A geolocalização e movimentação do celular de Roberto, ainda conforme a investigação da Deic, condizem com a localização da chácara.
Rombo na entidade
A polícia não conseguiu ainda estimar o valor do rombo de caixa da Apae de Bauru.
Em planilhas encontradas no notebook da secretária, apreendido durante as investigações, a Deic encontrou fortes indícios de que Claudia recebia os valores desviados por Roberto.
“A Claudia estava envolvida. Objetivamente, em seu depoimento, o presidente afirmou que fazia a antecipação do pagamento de fornecedores, tirava o dinheiro a pedido dela, repassando [os valores] para a Claudia, sob a alegação de que precisava cuidar de assuntos pessoais”, afirmou ao Metrópoles o delegado Cledson Nascimento, da Deic de Bauru.

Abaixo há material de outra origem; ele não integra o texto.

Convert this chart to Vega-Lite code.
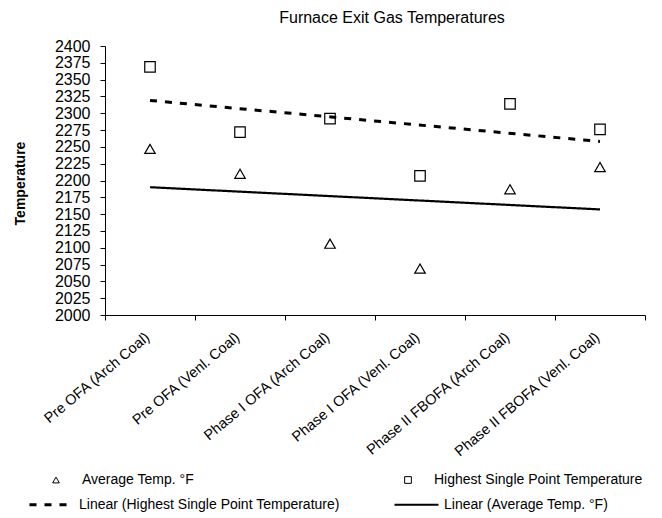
{
  "$schema": "https://vega.github.io/schema/vega-lite/v6.json",
  "width": 540,
  "height": 269,
  "autosize": "none",
  "padding": {"left": 105, "top": 46, "right": 17, "bottom": 203},
  "background": "white",
  "title": {"text": "Furnace Exit Gas Temperatures", "fontSize": 16, "fontWeight": "normal", "font": "Liberation Sans", "color": "black", "anchor": "middle", "frame": "group", "offset": 12, "dx": 17},
  "datasets": {
    "points": [
      {"stage": "Pre OFA (Arch Coal)", "series": "Average Temp. °F", "temp": 2247},
      {"stage": "Pre OFA (Venl. Coal)", "series": "Average Temp. °F", "temp": 2210},
      {"stage": "Phase I OFA (Arch Coal)", "series": "Average Temp. °F", "temp": 2106},
      {"stage": "Phase I OFA (Venl. Coal)", "series": "Average Temp. °F", "temp": 2069},
      {"stage": "Phase II FBOFA (Arch Coal)", "series": "Average Temp. °F", "temp": 2187},
      {"stage": "Phase II FBOFA (Venl. Coal)", "series": "Average Temp. °F", "temp": 2220},
      {"stage": "Pre OFA (Arch Coal)", "series": "Highest Single Point Temperature", "temp": 2369},
      {"stage": "Pre OFA (Venl. Coal)", "series": "Highest Single Point Temperature", "temp": 2272},
      {"stage": "Phase I OFA (Arch Coal)", "series": "Highest Single Point Temperature", "temp": 2292},
      {"stage": "Phase I OFA (Venl. Coal)", "series": "Highest Single Point Temperature", "temp": 2207},
      {"stage": "Phase II FBOFA (Arch Coal)", "series": "Highest Single Point Temperature", "temp": 2314},
      {"stage": "Phase II FBOFA (Venl. Coal)", "series": "Highest Single Point Temperature", "temp": 2276}
    ],
    "trends": [
      {"stage": "Pre OFA (Arch Coal)", "trend": "Linear (Highest Single Point Temperature)", "temp": 2319},
      {"stage": "Phase II FBOFA (Venl. Coal)", "trend": "Linear (Highest Single Point Temperature)", "temp": 2258},
      {"stage": "Pre OFA (Arch Coal)", "trend": "Linear (Average Temp. °F)", "temp": 2190},
      {"stage": "Phase II FBOFA (Venl. Coal)", "trend": "Linear (Average Temp. °F)", "temp": 2157}
    ]
  },
  "encoding": {
    "x": {"field": "stage", "type": "nominal", "bandPosition": 0.5,
      "scale": {"type": "band", "paddingInner": 0, "paddingOuter": 0, "domain": ["Pre OFA (Arch Coal)", "Pre OFA (Venl. Coal)", "Phase I OFA (Arch Coal)", "Phase I OFA (Venl. Coal)", "Phase II FBOFA (Arch Coal)", "Phase II FBOFA (Venl. Coal)"]},
      "axis": {"title": null, "labelAngle": -40, "labelAlign": "right", "labelBaseline": "top", "labelFontSize": 14.5, "tickSize": 5, "labelPadding": 10, "labelOffset": -7, "tickBand": "extent", "labelLimit": 300}},
    "y": {"field": "temp", "type": "quantitative", "scale": {"domain": [2000, 2400], "nice": false, "zero": false},
      "axis": {"title": "Temperature", "values": [2000, 2025, 2050, 2075, 2100, 2125, 2150, 2175, 2200, 2225, 2250, 2275, 2300, 2325, 2350, 2375, 2400], "format": "d", "labelFontSize": 16, "labelOverlap": false, "labelBound": false, "tickSize": 5, "labelPadding": 10, "titleFontSize": 14, "titleFontWeight": "bold", "titleX": -78, "titleY": 137}}
  },
  "layer": [
    {
      "data": {"name": "trends"},
      "mark": {"type": "line", "color": "black"},
      "encoding": {
        "strokeDash": {"field": "trend", "type": "nominal",
          "scale": {"domain": ["Linear (Highest Single Point Temperature)", "Linear (Average Temp. °F)"], "range": [[7, 8], [1, 0]]},
          "legend": {"orient": "none", "legendX": -77, "legendY": 435, "direction": "horizontal", "columns": 2, "title": null, "symbolType": "stroke", "symbolSize": 1936, "symbolStrokeWidth": 2.5, "symbolStrokeColor": "black", "labelOffset": 4, "columnPadding": 50, "labelFontSize": 14, "labelLimit": 400, "padding": 0}},
        "strokeWidth": {"field": "trend", "type": "ordinal",
          "scale": {"domain": ["Linear (Highest Single Point Temperature)", "Linear (Average Temp. °F)"], "range": [3, 2.2]}, "legend": null}
      }
    },
    {
      "data": {"name": "points"},
      "mark": {"type": "point", "filled": false, "color": "black", "strokeWidth": 1.2, "size": 110, "opacity": 1},
      "encoding": {
        "shape": {"field": "series", "type": "nominal",
          "scale": {"domain": ["Average Temp. °F", "Highest Single Point Temperature"], "range": ["triangle-up", "square"]},
          "legend": {"orient": "none", "legendX": -56, "legendY": 427, "direction": "horizontal", "columns": 2, "title": null, "symbolSize": 45, "symbolStrokeColor": "black", "symbolFillColor": "transparent", "symbolStrokeWidth": 1, "labelFontSize": 14, "labelLimit": 400, "labelOffset": 19, "columnPadding": 207, "padding": 0}}
      }
    }
  ],
  "config": {
    "view": {"stroke": null},
    "font": "Liberation Sans",
    "axis": {"grid": false, "domainColor": "black", "tickColor": "black", "labelColor": "black", "titleColor": "black", "labelFont": "Liberation Sans", "titleFont": "Liberation Sans"},
    "legend": {"labelFont": "Liberation Sans", "labelColor": "black"}
  }
}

O principal suspeito de matar a funcionária da Apae afirmou, em depoimento, que Claudia pedia “adiantamentos de ordem financeira”, sob a alegação de que precisava ajudar um familiar preso e com dívidas. Ela já havia pedido “altos valores” emprestados, ainda de acordo com Roberto, ao menos quatro vezes.
Em diligências, com o intuito de coletar material genético, quando Claudia ainda era considerada desaparecida, policiais apreenderam R$ 10 mil em dinheiro, deixados na casa da filha da secretária.
Além do valor, a polícia apreendeu o notebook no qual as planilhas foram localizadas, com a anotação do recebimento de valores “não condizentes com o salário dela”, disse, ainda, ao Metrópoles o delegado Cledson Nascimento. Isso, acrescentou, corrobora a versão dada por Roberto.
Próximos passos
Um novo inquérito policial foi instaurado para investigar exclusivamente a dinâmica do desvio de recursos e como isso poderia ter resultado na morte de Claudia.
Para isso, a polícia aguarda os resultados da quebra dos sigilos bancários e do conteúdo dos celulares de Claudia e Roberto.